Os dois estrangeiros entreolharam-se. Finalmente, o que parecia ser o mais velho dos dois, questionou, num latim com sotaque estranho:

- Você me compreende?

Morogh balançou afirmativamente a cabeça. Para alguma coisa agora serviam as aulas que o pai lhe pagara na juventude, imaginando que ele poderia ter seguido carreira eclesiástica.

- Em que data estamos? - Inquiriu o homem.

- Abril de 1668... - retrucou Morogh. - Não sei o dia ao certo...

Os visitantes começaram a discutir numa língua desconhecida; o mais jovem consultava um objeto chato, que parecia uma placa de metal. Finalmente, pareceram chegar a um consenso e o mais velho voltou a dar atenção a Morogh.

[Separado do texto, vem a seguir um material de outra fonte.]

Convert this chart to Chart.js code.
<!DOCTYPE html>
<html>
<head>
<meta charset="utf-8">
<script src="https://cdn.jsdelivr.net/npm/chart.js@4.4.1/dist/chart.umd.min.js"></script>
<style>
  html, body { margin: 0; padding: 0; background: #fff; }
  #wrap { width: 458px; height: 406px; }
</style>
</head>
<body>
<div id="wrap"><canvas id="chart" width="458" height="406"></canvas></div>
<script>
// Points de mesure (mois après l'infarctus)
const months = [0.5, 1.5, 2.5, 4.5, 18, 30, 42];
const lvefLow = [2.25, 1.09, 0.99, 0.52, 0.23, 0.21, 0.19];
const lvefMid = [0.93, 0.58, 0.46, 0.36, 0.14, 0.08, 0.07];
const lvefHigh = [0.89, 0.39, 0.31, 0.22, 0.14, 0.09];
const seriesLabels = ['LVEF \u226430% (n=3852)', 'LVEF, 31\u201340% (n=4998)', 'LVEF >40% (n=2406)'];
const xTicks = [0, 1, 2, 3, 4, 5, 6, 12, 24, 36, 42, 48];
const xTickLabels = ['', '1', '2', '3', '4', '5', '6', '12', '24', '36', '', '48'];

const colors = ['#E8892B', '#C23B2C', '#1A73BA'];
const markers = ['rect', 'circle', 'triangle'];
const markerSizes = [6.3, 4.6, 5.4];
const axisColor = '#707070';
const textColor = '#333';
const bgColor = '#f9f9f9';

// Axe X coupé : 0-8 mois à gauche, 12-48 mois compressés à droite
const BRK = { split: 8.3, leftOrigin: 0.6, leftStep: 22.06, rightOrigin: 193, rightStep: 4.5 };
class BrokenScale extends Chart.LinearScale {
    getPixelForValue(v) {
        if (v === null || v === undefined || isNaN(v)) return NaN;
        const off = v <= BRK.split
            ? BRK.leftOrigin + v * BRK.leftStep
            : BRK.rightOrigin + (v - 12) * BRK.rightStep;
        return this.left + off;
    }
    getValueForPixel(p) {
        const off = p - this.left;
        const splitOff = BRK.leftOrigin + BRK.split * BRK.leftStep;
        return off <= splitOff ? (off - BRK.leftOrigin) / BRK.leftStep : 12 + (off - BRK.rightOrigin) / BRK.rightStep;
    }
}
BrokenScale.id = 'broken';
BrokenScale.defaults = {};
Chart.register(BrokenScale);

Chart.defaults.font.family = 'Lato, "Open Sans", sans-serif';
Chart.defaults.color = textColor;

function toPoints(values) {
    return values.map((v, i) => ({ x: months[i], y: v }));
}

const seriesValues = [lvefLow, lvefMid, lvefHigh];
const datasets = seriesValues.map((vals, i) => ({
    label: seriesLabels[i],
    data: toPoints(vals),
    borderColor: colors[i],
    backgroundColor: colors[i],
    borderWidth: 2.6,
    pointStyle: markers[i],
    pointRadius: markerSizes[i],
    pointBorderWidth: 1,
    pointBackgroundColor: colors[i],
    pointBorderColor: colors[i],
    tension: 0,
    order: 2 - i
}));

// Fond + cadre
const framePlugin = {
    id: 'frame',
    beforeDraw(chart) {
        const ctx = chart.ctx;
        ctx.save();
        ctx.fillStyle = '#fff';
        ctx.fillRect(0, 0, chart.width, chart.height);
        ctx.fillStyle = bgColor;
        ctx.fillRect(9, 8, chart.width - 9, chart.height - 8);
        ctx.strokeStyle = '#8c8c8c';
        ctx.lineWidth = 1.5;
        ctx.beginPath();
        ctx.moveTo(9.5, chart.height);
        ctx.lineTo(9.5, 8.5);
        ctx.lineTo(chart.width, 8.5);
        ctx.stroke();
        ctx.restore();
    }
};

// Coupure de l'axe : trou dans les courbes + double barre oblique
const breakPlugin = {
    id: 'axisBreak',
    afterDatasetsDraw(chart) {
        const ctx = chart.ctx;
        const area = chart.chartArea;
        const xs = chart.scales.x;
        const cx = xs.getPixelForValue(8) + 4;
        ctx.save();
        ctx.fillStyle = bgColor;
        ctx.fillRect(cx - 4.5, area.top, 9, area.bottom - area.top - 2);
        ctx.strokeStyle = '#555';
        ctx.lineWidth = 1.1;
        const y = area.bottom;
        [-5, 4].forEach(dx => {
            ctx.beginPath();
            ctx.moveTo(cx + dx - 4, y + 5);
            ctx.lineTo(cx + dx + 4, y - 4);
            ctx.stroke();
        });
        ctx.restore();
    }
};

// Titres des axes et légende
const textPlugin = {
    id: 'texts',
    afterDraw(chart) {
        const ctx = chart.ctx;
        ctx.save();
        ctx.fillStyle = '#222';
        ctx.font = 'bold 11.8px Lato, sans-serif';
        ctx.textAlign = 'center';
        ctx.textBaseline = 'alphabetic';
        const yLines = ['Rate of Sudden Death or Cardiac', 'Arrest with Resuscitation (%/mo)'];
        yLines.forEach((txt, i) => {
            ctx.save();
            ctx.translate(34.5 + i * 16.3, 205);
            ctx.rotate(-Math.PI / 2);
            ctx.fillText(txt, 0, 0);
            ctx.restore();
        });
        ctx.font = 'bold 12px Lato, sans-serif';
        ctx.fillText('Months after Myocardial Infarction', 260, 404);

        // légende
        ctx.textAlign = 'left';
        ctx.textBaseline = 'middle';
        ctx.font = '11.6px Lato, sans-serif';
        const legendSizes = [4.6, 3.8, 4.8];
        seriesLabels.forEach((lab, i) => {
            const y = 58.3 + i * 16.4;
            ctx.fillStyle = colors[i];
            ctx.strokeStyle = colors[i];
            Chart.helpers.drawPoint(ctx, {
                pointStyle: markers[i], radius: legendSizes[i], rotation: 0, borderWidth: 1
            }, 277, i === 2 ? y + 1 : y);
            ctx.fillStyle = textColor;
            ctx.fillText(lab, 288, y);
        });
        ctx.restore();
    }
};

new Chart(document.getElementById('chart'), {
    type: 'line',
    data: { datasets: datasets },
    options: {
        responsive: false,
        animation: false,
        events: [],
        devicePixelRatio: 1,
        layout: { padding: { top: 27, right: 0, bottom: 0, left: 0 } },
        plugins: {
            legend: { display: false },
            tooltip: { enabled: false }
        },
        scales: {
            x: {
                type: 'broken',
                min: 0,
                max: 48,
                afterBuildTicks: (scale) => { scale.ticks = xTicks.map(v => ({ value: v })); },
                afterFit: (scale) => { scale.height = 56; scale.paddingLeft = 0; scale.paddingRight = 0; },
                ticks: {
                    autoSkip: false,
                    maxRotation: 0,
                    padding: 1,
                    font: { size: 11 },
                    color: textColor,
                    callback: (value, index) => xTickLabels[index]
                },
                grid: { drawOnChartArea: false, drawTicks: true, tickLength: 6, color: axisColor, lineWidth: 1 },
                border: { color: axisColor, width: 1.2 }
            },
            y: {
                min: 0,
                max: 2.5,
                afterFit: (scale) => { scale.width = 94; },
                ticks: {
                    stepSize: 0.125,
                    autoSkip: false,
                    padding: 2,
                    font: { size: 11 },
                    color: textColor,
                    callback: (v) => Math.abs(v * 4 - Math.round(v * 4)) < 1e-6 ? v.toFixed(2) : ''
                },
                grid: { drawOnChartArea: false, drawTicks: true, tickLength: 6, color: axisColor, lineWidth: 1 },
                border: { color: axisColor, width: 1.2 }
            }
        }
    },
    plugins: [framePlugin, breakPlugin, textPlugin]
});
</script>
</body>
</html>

- Desculpe, não perguntei seu nome... e que lugar é esse.

- Eu sou Morogh O'Ley, e vocês desceram no distrito de Balynahinsk.

- Balynahinsk - repetiu o visitante mais jovem. - Esse é mesmo o nosso homem.

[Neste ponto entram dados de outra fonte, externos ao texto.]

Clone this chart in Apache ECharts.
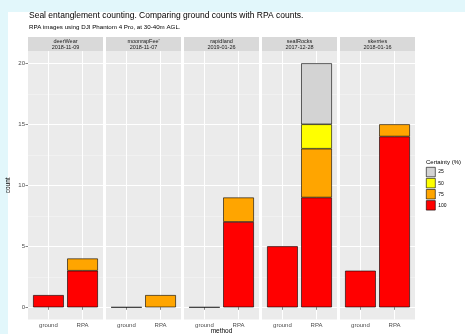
<!DOCTYPE html>
<html>
<head>
<meta charset="utf-8">
<script src="https://cdn.jsdelivr.net/npm/echarts@6/dist/echarts.min.js"></script>
<style>
html,body{margin:0;padding:0;background:#E2F7FB;}
#c{width:465px;height:334px;}
</style>
</head>
<body>
<div id="c"></div>
<script>
// ---- data ----
const sites = ['deerWear', 'moonrapFee\'', 'rapidland', 'sealRocks', 'skerries'];
const dates = ['2018-11-09', '2018-11-07', '2019-01-26', '2017-12-28', '2018-01-16'];
const methods = ['ground', 'RPA'];
const certainty = ['100', '75', '50', '25'];
// counts per site: [ground, RPA]
const c100 = [[1, 3], [0, null], [0, 7], [5, 9], [3, 14]];
const c75  = [[null, 1], [null, 1], [null, 2], [null, 4], [null, 1]];
const c50  = [[null, null], [null, null], [null, null], [null, 2], [null, null]];
const c25  = [[null, null], [null, null], [null, null], [null, 5], [null, null]];
const yTicks = [0, 5, 10, 15, 20];
const legendOrder = ['25', '50', '75', '100'];

const levelData = {'100': c100, '75': c75, '50': c50, '25': c25};
const levelColor = {'100': '#FF0000', '75': '#FFA500', '50': '#FFFF00', '25': '#D3D3D3'};

// ---- layout ----
const P0 = 28, PW = 75, STEP = 78;
const s = PW / 2.2;
const yTop20 = 63.3, y0 = 307.3;
const unit = (y0 - yTop20) / 20;
const panTop = yTop20 - unit, panBot = y0 + unit;
const H = 334;

const grid = [], xAxis = [], yAxis = [], series = [], graphic = [];
graphic.push({type:'rect', shape:{x:8, y:12, width:457, height:322}, style:{fill:'#ffffff'}, z:-100});
const n = sites.length;
for (let i = 0; i < n; i++) {
  const left = P0 + STEP * i;
  grid.push({left: left, width: PW, top: yTop20, bottom: H - y0});
  xAxis.push({gridIndex: i, type: 'value', min: 0, max: 1, show: false});
  yAxis.push({
    gridIndex: i, type: 'value', min: yTicks[0], max: yTicks[yTicks.length-1], interval: 5,
    axisLine: {show: false},
    axisTick: {show: i === 0, length: 2.5, lineStyle: {color: '#333333', width: 0.6}},
    axisLabel: {show: i === 0, fontSize: 6, color: '#4D4D4D', margin: 3, fontFamily: 'Liberation Sans'},
    splitLine: {show: true, lineStyle: {color: '#ffffff', width: 1}},
    minorTick: {show: false, splitNumber: 2},
    minorSplitLine: {show: true, lineStyle: {color: '#F6F6F6', width: 0.5}},
    name: i === 0 ? 'count' : '', nameLocation: 'middle', nameGap: 16, nameRotate: 90,
    nameTextStyle: {fontSize: 6.5, color: '#000', fontFamily: 'Liberation Sans'}
  });
  graphic.push({type:'rect', shape:{x:left, y:panTop, width:PW, height:panBot-panTop}, style:{fill:'#EBEBEB'}, z:-50});
  graphic.push({type:'rect', shape:{x:left, y:37, width:PW, height:panTop-37}, style:{fill:'#D9D9D9'}, z:-50});
  graphic.push({type:'text', x:left + PW/2, y:(37+panTop)/2, z:10,
    style:{text: sites[i] + '\n' + dates[i], fill:'#1A1A1A', font:'5.5px "Liberation Sans"', textAlign:'center', textVerticalAlign:'middle', lineHeight:6}});
}
for (let i = 0; i < n; i++) {
  const left = P0 + STEP * i + 0.6 * s;
  grid.push({left: left, width: s, top: panTop, bottom: H - panBot});
  xAxis.push({
    gridIndex: n + i, type: 'category', data: methods, boundaryGap: false,
    axisLine: {show: false},
    axisTick: {show: true, length: 2.5, lineStyle: {color: '#333333', width: 0.6}},
    axisLabel: {fontSize: 6, color: '#4D4D4D', margin: 2.5, fontFamily: 'Liberation Sans'},
    splitLine: {show: true, lineStyle: {color: '#ffffff', width: 1}}
  });
  yAxis.push({gridIndex: n + i, type: 'value', min: -1, max: 21, show: false});
  certainty.forEach(function (lv) {
    series.push({
      type: 'bar', name: lv, xAxisIndex: n + i, yAxisIndex: n + i, stack: 's' + i,
      barWidth: 0.9 * s, clip: false,
      data: levelData[lv][i],
      itemStyle: {color: levelColor[lv], borderColor: '#000000', borderWidth: 0.6},
      emphasis: {disabled: true}, animation: false
    });
  });
}
graphic.push({type:'text', x:(P0 + P0 + STEP*(n-1) + PW)/2, y:331, z:10,
  style:{text:'method', fill:'#000', font:'6.5px "Liberation Sans"', textAlign:'center', textVerticalAlign:'middle'}});
graphic.push({type:'text', x:426, y:162, z:10,
  style:{text:'Certainty (%)', fill:'#000', font:'6px "Liberation Sans"', textAlign:'left', textVerticalAlign:'middle'}});

const option = {
  animation: false,
  title: {
    text: 'Seal entanglement counting. Comparing ground counts with RPA counts.',
    subtext: 'RPA images using DJI Phantom 4 Pro, at 30-40m AGL.',
    left: 29, top: 11, padding: [0, 0, 0, 0], itemGap: 4,
    textStyle: {fontSize: 8.5, fontWeight: 'normal', color: '#000', fontFamily: 'Liberation Sans'},
    subtextStyle: {fontSize: 6.2, color: '#000', fontFamily: 'Liberation Sans'}
  },
  legend: {
    orient: 'vertical', left: 426, top: 167, padding: 0, itemGap: 1,
    itemWidth: 9, itemHeight: 9.5, icon: 'rect',
    data: legendOrder,
    textStyle: {fontSize: 5, color: '#000', fontFamily: 'Liberation Sans', padding: [0,0,0,-2]},
    itemStyle: {borderColor: '#000', borderWidth: 0.6},
    selectedMode: false
  },
  grid: grid, xAxis: xAxis, yAxis: yAxis, series: series, graphic: graphic
};
const chart = echarts.init(document.getElementById('c'), null, {renderer: 'canvas'});
chart.setOption(option);
</script>
</body>
</html>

- Eu sou... o quê? - Indagou Morogh preocupado.

- Parabéns, O'Ley! Você vai ter o privilégio de conhecer O'Brasil - disse o mais jovem, apontando um tubo prateado para ele.

Morogh sentiu uma picada no ombro direito. Em seguida, tudo ficou escuro e ele desabou na estrada.

* * *

Quando a mãe lhe informou que o marido estava ali, à procura dela, Mairéad, que alimentava os gansos, temeu pelo pior.

- Ele está sóbrio - tranquilizou-a a mãe. - Roupas limpas, cabelo penteado.

Mairéad foi até a sala da casa simples e ali estava ele: Morogh O'Ley, sentado calmamente num tamborete de três pernas. Ele ergueu os olhos quando a avistou e parecia um homem diferente; transformado.

- Amada esposa - ele disse, erguendo-se. - Vim pedir o seu perdão.

- Morogh... o que houve? - Indagou ela, surpresa.

- Eu passei por uma... experiência - declarou ele, de modo misterioso. - Vi coisas que nenhum outro homem jamais contemplou.

Mairéad aproximou-se do marido, cuidadosamente. Não sentiu cheiro de bebida.

- Eu não bebo nunca mais, Mairéad - declarou Morogh. - Estive em O'Brasil.

- O'Brasil... a ilha mágica? - Indagou a mulher, incrédula.

- Essa mesma. Parece loucura, mas fui levado por dois homens numa carruagem... - ia acrescentar "aérea", mas não queria que o relato parecesse ainda mais louco do que já era. - Disseram que me conheciam e que iriam me ensinar um meio de sairmos dessa miséria em que caímos depois que confiscaram nossos bens.

Mairéad apenas balançava a cabeça, sem saber o que dizer.

- Me deram isto - apanhou a bolsa de viagem e dali retirou um manuscrito com páginas de pergaminho.

- Eu não sei ler, você sabe - replicou a mulher.

- É um compêndio médico - explicou ele. - Um livro que reúne todos os conhecimentos da medicina dos antigos! Está escrito em irlandês e latim... os homens de O'Brasil falam latim.

- Certo, entendi - replicou Mairéad. - Mas você não é médico! O que vai fazer com esse livro?

- Mulher, você não entendeu? Com este livro, eu vou poder trabalhar como médico!

E com o manuscrito presenteado pelos viajantes de O'Brasil, Morogh O'Ley e esposa mudaram-se para o porto de Galway, onde ele começou a praticar a medicina. E aos que questionavam a sua falta de conhecimento formal, ele contava a história do seu contato imediato do terceiro grau com os habitantes de O'Brasil.